Tuesday, October 28, 2008

Bee's Knees

One of the most common issues I see among clients (next to low back and shoulders) are knee problems. However a large percentage don't actually have acute knee problems, but rather pain from too much stress on the joint, maltracking, and associated soft tissue issues.

Weight loss is the #1 priority for a majority of gym goers, so it's no surprise that a certain amount of knee issues stem from stress due to too great a load on the joint.Typically each step you take places 2 times your bodyweight in impact on the knee, and each stride when running puts 4 to 6 times (no wonder that running is a horrible method of fat loss). Naturally it follows that knee health is going to be crucial for most people.

That should lead one to ask what exercises would then be best to address knee health while being efficient (i.e. hard). Single leg exercises such as lunges, single leg squats, and step ups are great, but for the purposes of this post I'll discuss the basic bilateral squat movement pattern.

We'll take it as a given that the squat is a fundamental exercises one should do for strength, weight loss, conditioning etc... and jump right in.

There has always been a fair amount of controversy over how deep to squat. Typically in the West doctors advise people not to squat deeper then parallel, if at all. But when one looks at how much trouble many older people have getting out of chairs I wonder if that common advice is based on an understanding of mechanics involved or just an outdated notion (hint: outdated).

Needless to say if you have orthopedic issues than by all means only squat as far as you are able to pain free, and follow what your physical therapist/physician recommends. And of course hip mobility/flexibility and back health are part of the equation - only more reasons why we all need to be doing hip mobility work. But I'll save that for another post.

Having lived in Japan I can tell you it's not uncommon to see 70 year old people squat ass to grass for hours per day. While in America where we tend to sit in chairs and almost never squat it's rare to find someone that can hold a full squat for even a minute - and it's often those same people that tend to have joint issues.
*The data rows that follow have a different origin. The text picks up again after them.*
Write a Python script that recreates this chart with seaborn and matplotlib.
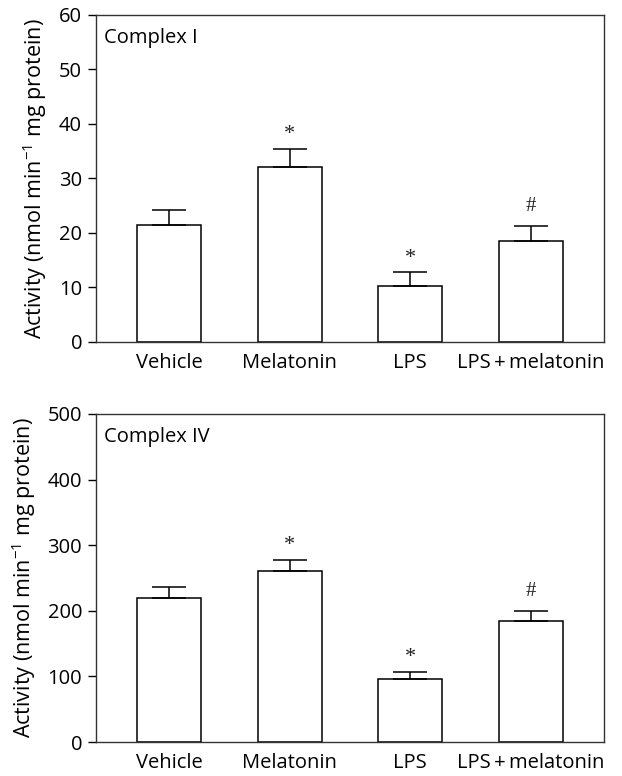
import matplotlib
matplotlib.use("Agg")
import matplotlib.pyplot as plt
import seaborn as sns
import pandas as pd

groups = ["Vehicle", "Melatonin", "LPS", "LPS + melatonin"]
tick_labels = ["Vehicle", "Melatonin", "LPS", "LPS\u2009+\u2009melatonin"]
complex1_mean = [21.4, 32.1, 10.3, 18.6]
complex1_sem = [2.8, 3.4, 2.5, 2.6]
complex4_mean = [219.5, 260.2, 96.3, 183.9]
complex4_sem = [17.3, 17.8, 10.7, 16.1]
marks = ["", "*", "*", "#"]

sns.set_style("ticks")
plt.rcParams["font.family"] = ["Open Sans", "DejaVu Sans"]
plt.rcParams["mathtext.fontset"] = "custom"
plt.rcParams["mathtext.rm"] = "Open Sans"
for key in ["text.color", "axes.labelcolor", "xtick.color", "ytick.color"]:
    plt.rcParams[key] = "black"

FS = 14.5

fig = plt.figure(figsize=(6.22, 7.76), dpi=100)
ax1 = fig.add_axes([0.1543, 0.5593, 0.8167, 0.4214])
ax2 = fig.add_axes([0.1543, 0.0438, 0.8167, 0.4227])

panels = [
    (ax1, complex1_mean, complex1_sem, "Complex I", 60, range(0, 61, 10)),
    (ax2, complex4_mean, complex4_sem, "Complex IV", 500, range(0, 501, 100)),
]

for ax, means, sems, title, ymax, ticks in panels:
    df = pd.DataFrame({"group": groups, "value": means})
    sns.barplot(data=df, x="group", y="value", ax=ax, color="white",
                edgecolor="black", linewidth=1.1, width=0.53, errorbar=None)
    for p in ax.patches:
        p.set_facecolor("white")
    ax.errorbar(range(len(groups)), means, yerr=[[0] * len(sems), sems],
                fmt="none", ecolor="black", elinewidth=1.1, capsize=12,
                capthick=1.1)
    for i, (m, s, mk) in enumerate(zip(means, sems, marks)):
        if mk:
            ax.annotate(mk, (i, m + s), xytext=(0, 10 if mk == "*" else 14),
                        textcoords="offset points", ha="center", va="center",
                        fontsize=16 if mk == "*" else 15, color="#222222",
                        family=["Liberation Serif", "DejaVu Serif"])
    ax.set_xlim(-0.605, 3.605)
    ax.set_ylim(0, ymax)
    ax.set_yticks(list(ticks))
    ax.set_xticks(range(len(groups)))
    ax.set_xticklabels(tick_labels)
    ax.tick_params(axis="x", length=0, pad=8, labelsize=FS, colors="black")
    ax.tick_params(axis="y", length=6, width=1, labelsize=FS, pad=4,
                   colors="black")
    for sp in ax.spines.values():
        sp.set_visible(True)
        sp.set_linewidth(1.0)
        sp.set_color("#333333")
    ax.set_xlabel("")
    ax.set_ylabel("Activity (nmol min$^{-1}$ mg protein)", fontsize=15.5,
                  labelpad=7, color="black")
    ax.text(0.016, 0.93, title, transform=ax.transAxes, fontsize=FS,
            ha="left", va="center", color="black")

fig.savefig("out.png", dpi=100)
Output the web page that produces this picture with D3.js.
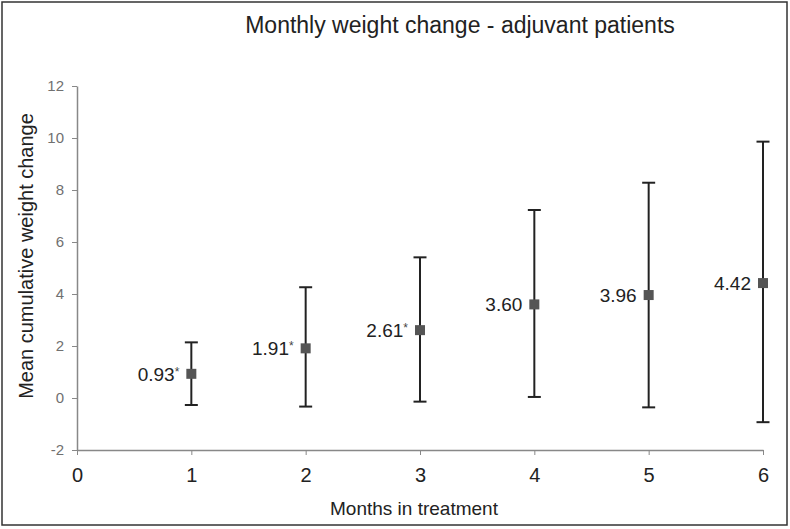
<!DOCTYPE html>
<html><head><meta charset="utf-8">
<script src="https://cdn.jsdelivr.net/npm/d3@7"></script>
<style>body{margin:0;background:#fff}svg{display:block;font-family:"Liberation Sans",Arial,sans-serif}</style>
</head><body><svg id="c" width="790" height="529"></svg>
<script>
const months = [1, 2, 3, 4, 5, 6];
const means = [0.93, 1.91, 2.61, 3.60, 3.96, 4.42];
const upper = [2.14, 4.26, 5.41, 7.23, 8.28, 9.86];
const lower = [-0.27, -0.33, -0.14, 0.04, -0.36, -0.93];
const labels = ["0.93", "1.91", "2.61", "3.60", "3.96", "4.42"];
const stars = [true, true, true, false, false, false];
const xTicks = [0, 1, 2, 3, 4, 5, 6];
const yTicks = [-2, 0, 2, 4, 6, 8, 10, 12];

const FONT = '"Liberation Sans",Arial,sans-serif';
const svg = d3.select("#c");
svg.append("rect").attr("x", 2).attr("y", 2).attr("width", 785).attr("height", 523)
  .attr("fill", "#fff").attr("stroke", "#333").attr("stroke-width", 1.5);

const x = d3.scaleLinear().domain([0, 6]).range([77, 763]);
const y = d3.scaleLinear().domain([-2, 12]).range([450, 86]);

const yAxis = svg.append("g").attr("transform", "translate(77,0)")
  .call(d3.axisLeft(y).tickValues(yTicks).tickSize(5).tickPadding(8).tickSizeOuter(0).tickFormat(d => String(d)));
yAxis.select(".domain").attr("stroke", "#888").attr("stroke-width", 1.5);
yAxis.selectAll(".tick line").attr("stroke", "#888");
yAxis.selectAll(".tick text").attr("fill", "#707070").style("font-size", "15px").style("font-family", FONT);

const xAxis = svg.append("g").attr("transform", "translate(0,450)")
  .call(d3.axisBottom(x).tickValues(xTicks).tickSize(5).tickPadding(13).tickSizeOuter(0).tickFormat(d => String(d)));
xAxis.select(".domain").attr("stroke", "#888").attr("stroke-width", 1.5);
xAxis.selectAll(".tick line").attr("stroke", "#888");
xAxis.selectAll(".tick text").attr("fill", "#222").style("font-size", "20px").style("font-family", FONT);

const g = svg.append("g");
months.forEach((m, i) => {
  const cx = x(m);
  g.append("line").attr("x1", cx).attr("x2", cx).attr("y1", y(upper[i])).attr("y2", y(lower[i]))
    .attr("stroke", "#222").attr("stroke-width", 2);
  [upper[i], lower[i]].forEach(v => {
    g.append("line").attr("x1", cx - 6.5).attr("x2", cx + 6.5).attr("y1", y(v)).attr("y2", y(v))
      .attr("stroke", "#222").attr("stroke-width", 2);
  });
  g.append("rect").attr("x", cx - 5).attr("y", y(means[i]) - 5).attr("width", 10).attr("height", 10)
    .attr("fill", "#555");
  const t = g.append("text").attr("x", cx - 12).attr("y", y(means[i]) + 7)
    .attr("text-anchor", "end").attr("fill", "#222").style("font-size", "19px");
  t.append("tspan").text(labels[i]);
  if (stars[i]) t.append("tspan").attr("dy", -5).attr("fill", "#444").style("font-size", "12px").text("*");
});

svg.append("text").attr("x", 460).attr("y", 33).attr("text-anchor", "middle")
  .attr("fill", "#222").style("font-size", "23px").text("Monthly weight change - adjuvant patients");
svg.append("text").attr("x", 414).attr("y", 515).attr("text-anchor", "middle")
  .attr("fill", "#222").style("font-size", "19px").text("Months in treatment");
svg.append("text").attr("transform", "translate(33,256) rotate(-90)").attr("text-anchor", "middle")
  .attr("fill", "#222").style("font-size", "20px").text("Mean cumulative weight change");
</script></body></html>
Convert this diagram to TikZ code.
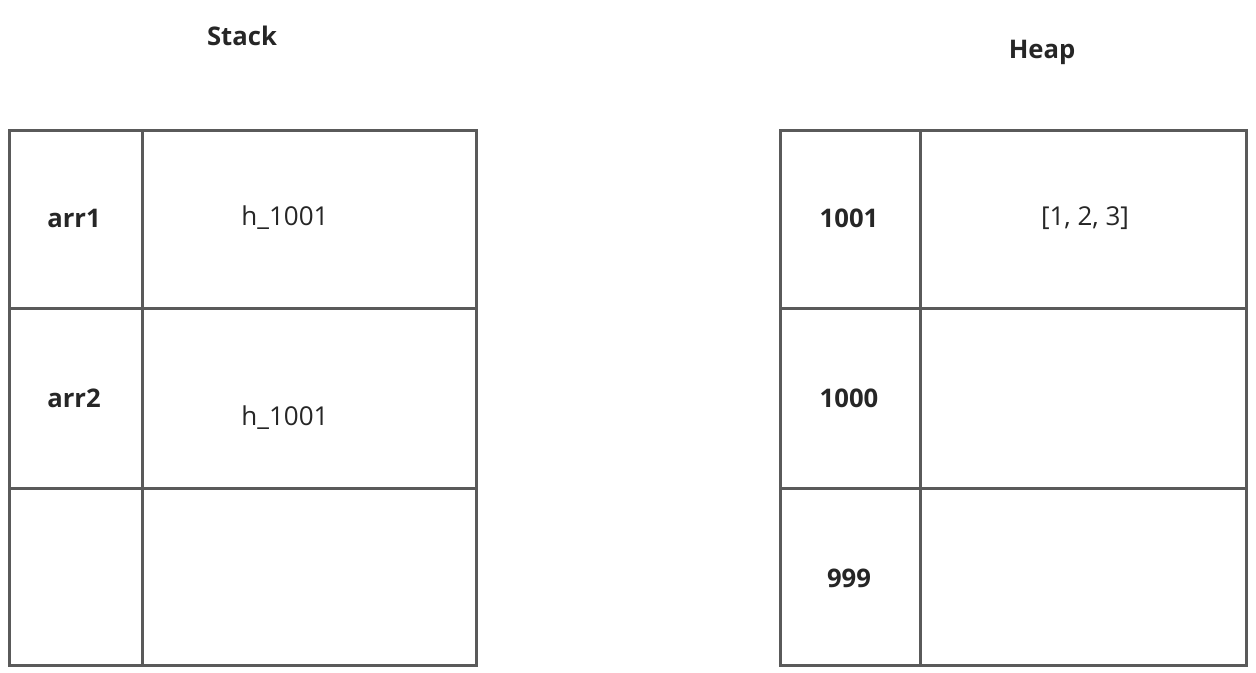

Digging into the research, a physical therapist friend said she had come across research indicating that full range of motion (ROM) squats actually promoted hyaline cartilage health. Cartilage is the tough connective tissue that is between the bones, which when worn down produces osteoarthritis (pain produced by bone on bone contact). Doesn't sound like fun to me.

One theory is that moving the joint through it's full range of motion helps keep the connective tissue lubricated. Cartilage is formed through the laying down of collagen protein. Conversely a knee injury often results in a decrease lubrication, which according to studies results in a higher risk of arthritis.

Another factor to look at is strength. Consider the following:

Take, for example, the quadriceps, the large muscles on the front of the thighs that help raise and lower the legs. "It's common knowledge that patients with osteoarthritis of the knee will have weakness in the quadriceps," says Dr. Kenneth Brandt, a rheumatologist at Indiana University in Indianapolis. For a long time, physicians assumed this was because their patients' pain prevented them from exercising. But five years ago, Brandt and his colleagues began studying a group of 400 elderly people living in central Indiana and discovered, much to their surprise, that weakness in the quadriceps in some cases preceded the advent of osteoarthritis.

In other words the stronger your leg muscles are, the less stress put on the joint - which saves wear and tear on cartilage. To add to that, in the process of getting your legs stronger if you are moving your joints through a full range of motion, as in a full squat, your cartilage will be better lubricated.

Another interesting fact is that Olympic lifters, who are known for extremely deep squatting, tend to have less knee injuries than bodybuilders, who often use exercises that isolate the knee joint such as the leg extensions.

The goal of Olympic lifters is to be as strong as possible and not aesthetics, so they stick to exercises that get the job done efficiently (no machines). However, a byproduct of that training is extremely well developed legs and healthy knees.

Thus when you are in the gym leave your ego at the door and use an empty bar if that's what you can squat. It will be better in the long run in order to build strength and protect your knees by going through a full range of motion.